Extended Data Fig. 3: Measurement-based topological state preparation.

a, Experimental protocol used for measurement-based preparation of the topological state. First, a ZXXZ toric-code state is prepared on one data qubit sublattice (black circles) using ancilla qubits (blue circles). After midcircuit measurement and feedfoward, this prepares the ZXXZ toric-code state. The weight-four ZXXZ operators are then extended to weight-6 operators with parallel controlled-Y (CY) operations with a fresh data qubit sublattice originally in \(| 0\rangle \) (green circles). In the case that the ZZ link (where the CY gates were applied) are +1, this weight-6 operator is equal to the plaquette operators W_p. This sequence indeed ensures that these ZZ operators are all +1, owing to the propagation of the single-qubit Z stabilizer on the green qubit sublattice through the CY operation, which results in the weight-2 ZZ stabilizers. b, Implementation of the encoding steps in parallel across the full array.

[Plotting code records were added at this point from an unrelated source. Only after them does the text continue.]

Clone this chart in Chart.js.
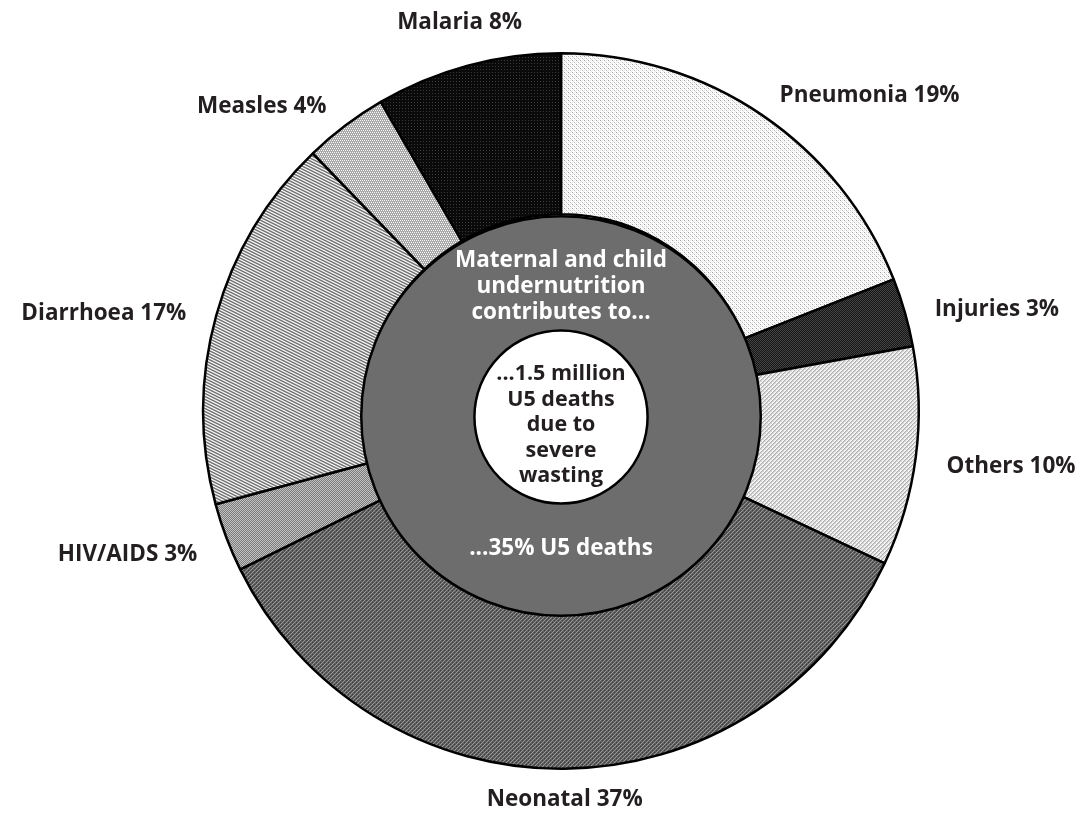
<!DOCTYPE html>
<html><head><meta charset="utf-8">
<script src="https://cdn.jsdelivr.net/npm/chart.js@4.4.0/dist/chart.umd.min.js"></script>
<style>html,body{margin:0;padding:0;background:#fff;}#wrap{width:1086px;height:835px;}</style>
</head><body><div id="wrap"><canvas id="c" width="1086" height="835"></canvas></div>
<script>
// ---- data ----
const categories = ['Pneumonia','Injuries','Others','Neonatal','HIV/AIDS','Diarrhoea','Measles','Malaria'];
const labelPercents = [19, 3, 10, 37, 3, 17, 4, 8];
const shares = [19, 3.1, 9.9, 35.7, 3.1, 17, 3.8, 8.4];
const centerTopText = ['Maternal and child', 'undernutrition', 'contributes to...'];
const centerInnerText = ['...1.5 million', 'U5 deaths', 'due to', 'severe', 'wasting'];
const centerBottomText = ['...35% U5 deaths'];

const FONT = '"Open Sans", "Noto Sans", sans-serif';

// ---- pixel patterns ----
function makePattern(w, h, fn) {
  const c = document.createElement('canvas');
  c.width = w; c.height = h;
  const g = c.getContext('2d');
  for (let y = 0; y < h; y++) for (let x = 0; x < w; x++) {
    g.fillStyle = fn(x, y);
    g.fillRect(x, y, 1, 1);
  }
  return document.getElementById('c').getContext('2d').createPattern(c, 'repeat');
}
const mod = (a, n) => ((a % n) + n) % n;
const fills = [
  // Pneumonia: stipple on white
  makePattern(4, 4, (x, y) => (x === 0 && y === 0) ? '#a0a0a0' : (x === 2 && y === 2) ? '#bdbdbd' : ((x + y) % 4 === 2 ? '#e6e6e6' : '#ffffff')),
  // Injuries: dark crosshatch
  makePattern(2, 2, (x, y) => (x + y) % 2 === 0 ? '#454545' : '#151515'),
  // Others: light diagonal zigzag
  makePattern(4, 4, (x, y) => { const k = mod(x + y, 4); return k === 0 ? '#adadad' : k === 1 ? '#d2d2d2' : (mod(x - y, 4) === 0 ? '#dcdcdc' : '#f4f4f4'); }),
  // Neonatal: medium grey texture
  makePattern(4, 4, (x, y) => mod(x + y, 4) === 0 ? '#979797' : mod(x - y, 4) === 2 ? '#3e3e3e' : '#5d5d5d'),
  // HIV/AIDS: grey checker
  makePattern(2, 2, (x, y) => (x + y) % 2 === 0 ? '#c2c2c2' : '#7c7c7c'),
  // Diarrhoea: shallow diagonal stripes
  makePattern(6, 3, (x, y) => { const k = mod(x - 2 * y, 6); return k < 2 ? '#777777' : (k === 2 || k === 5) ? '#acacac' : '#efefef'; }),
  // Measles: steep stripes
  makePattern(2, 4, (x, y) => { const k = mod(2 * x - y, 4); return k === 0 ? '#fafafa' : k === 1 ? '#b6b6b6' : '#a4a4a4'; }),
  // Malaria: black with faint dots
  makePattern(3, 3, (x, y) => (x === 0 && y === 0) ? '#3a3a3a' : '#0a0a0a')
];

// ---- overlay plugin: centre discs, centre text, outer labels ----
const overlay = {
  id: 'overlay',
  afterDatasetsDraw(chart) {
    const ctx = chart.ctx;
    const arcs = chart.getDatasetMeta(0).data;
    const a0 = arcs[0];
    const cx = a0.x, cy = a0.y, R = a0.outerRadius, rIn = a0.innerRadius;
    ctx.save();
    // grey disc
    const gy = cy + 5;
    ctx.beginPath(); ctx.arc(cx, gy, rIn + 3, 0, Math.PI * 2);
    ctx.fillStyle = '#6d6d6d'; ctx.fill();
    ctx.lineWidth = 2.5; ctx.strokeStyle = '#000'; ctx.stroke();
    // white disc
    const wr = rIn * 0.44;
    const wy = cy + 6;
    ctx.beginPath(); ctx.arc(cx, wy, wr, 0, Math.PI * 2);
    ctx.fillStyle = '#ffffff'; ctx.fill();
    ctx.lineWidth = 2.5; ctx.strokeStyle = '#000'; ctx.stroke();
    // centre texts
    ctx.textAlign = 'center'; ctx.textBaseline = 'middle';
    ctx.font = '700 22.5px ' + FONT;
    const lh = 26;
    ctx.fillStyle = '#ffffff';
    centerTopText.forEach((t, i) => ctx.fillText(t, cx, cy - 150 + i * lh));
    centerBottomText.forEach((t, i) => ctx.fillText(t, cx, cy + 138 + i * lh));
    ctx.font = '700 21.5px ' + FONT;
    ctx.fillStyle = '#231f20';
    const n = centerInnerText.length;
    centerInnerText.forEach((t, i) => ctx.fillText(t, cx, wy + 8 + (i - (n - 1) / 2) * 25.5));
    // outer labels
    ctx.font = '700 22.5px ' + FONT;
    ctx.fillStyle = '#231f20';
    arcs.forEach((arc, i) => {
      const mid = (arc.startAngle + arc.endAngle) / 2;
      const s = Math.cos(mid), c = Math.sin(mid); // s: horizontal, c: vertical (screen)
      const rr = R + 31;
      let x = cx + rr * s, y = cy + rr * c;
      let align = 'center';
      if (s > 0.3) align = 'left'; else if (s < -0.3) align = 'right';
      if (align === 'center') y += (c < 0 ? 14 * c : 0);
      else y += 6;
      ctx.textAlign = align;
      ctx.fillText(categories[i] + ' ' + labelPercents[i] + '%', x, y);
    });
    ctx.restore();
  }
};

new Chart(document.getElementById('c'), {
  type: 'doughnut',
  data: {
    labels: categories,
    datasets: [{
      data: shares,
      backgroundColor: fills,
      borderColor: '#000000',
      borderWidth: 2.5,
      hoverOffset: 0
    }]
  },
  options: {
    responsive: false,
    animation: false,
    cutout: '55%',
    rotation: 0,
    layout: { padding: { top: 52, bottom: 65, left: 202, right: 166 } },
    plugins: { legend: { display: false }, tooltip: { enabled: false } },
    events: []
  },
  plugins: [overlay]
});
</script>
</body></html>
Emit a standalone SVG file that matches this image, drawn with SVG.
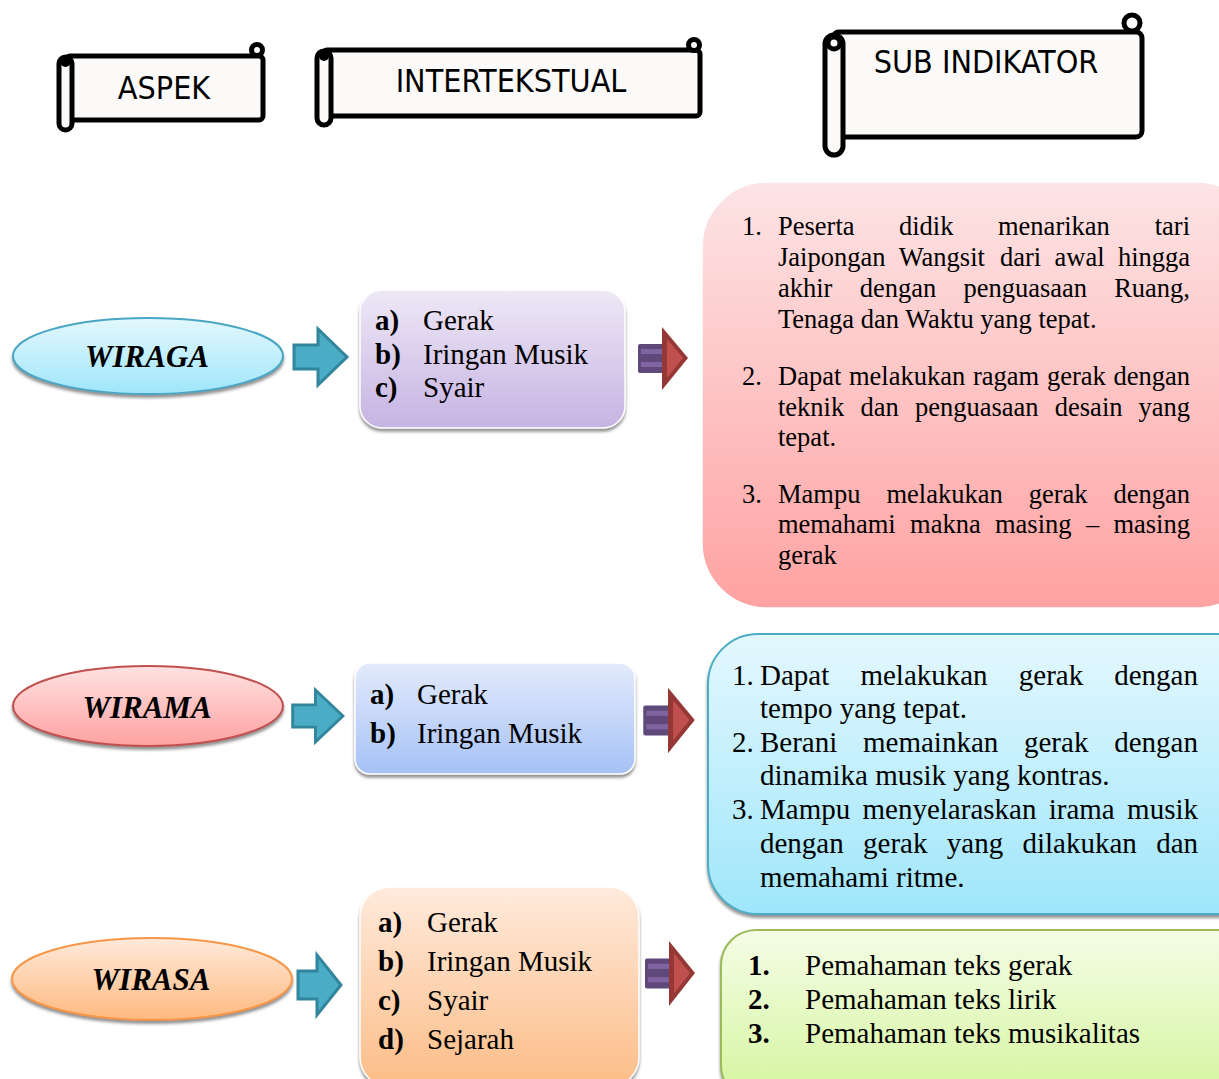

The top row of ancillas also performs gates with the bottom row of data qubits. c, Experimental layout, with gate orientation and an example plaquette shown, and ancilla qubit motions for preparing the ZXXZ surface code state on one half of the data qubits. We perform the periodic ancilla measurement step first, such that all other qubits are still in \(| 0\rangle \) and do not experience most of the Rydberg gate errors. d, Atom positions for midcircuit readout and feedfoward, with an example feedforward pattern applied (indicated by orange circles). The midcircuit image is analyzed, and then based on our decoding algorithm, an FPGA outputs a series of digital TTLs which determine which atoms have a local Raman gate applied. e, Data qubit positions for the parallel controlled-Y (CY) operation, completing the state preparation sequence. The sublattice denoted by black circles gets picked up by AOD traps and shifted to the left to perform the parallel CY. This sublattice then remains in AOD traps for the Floquet circuit.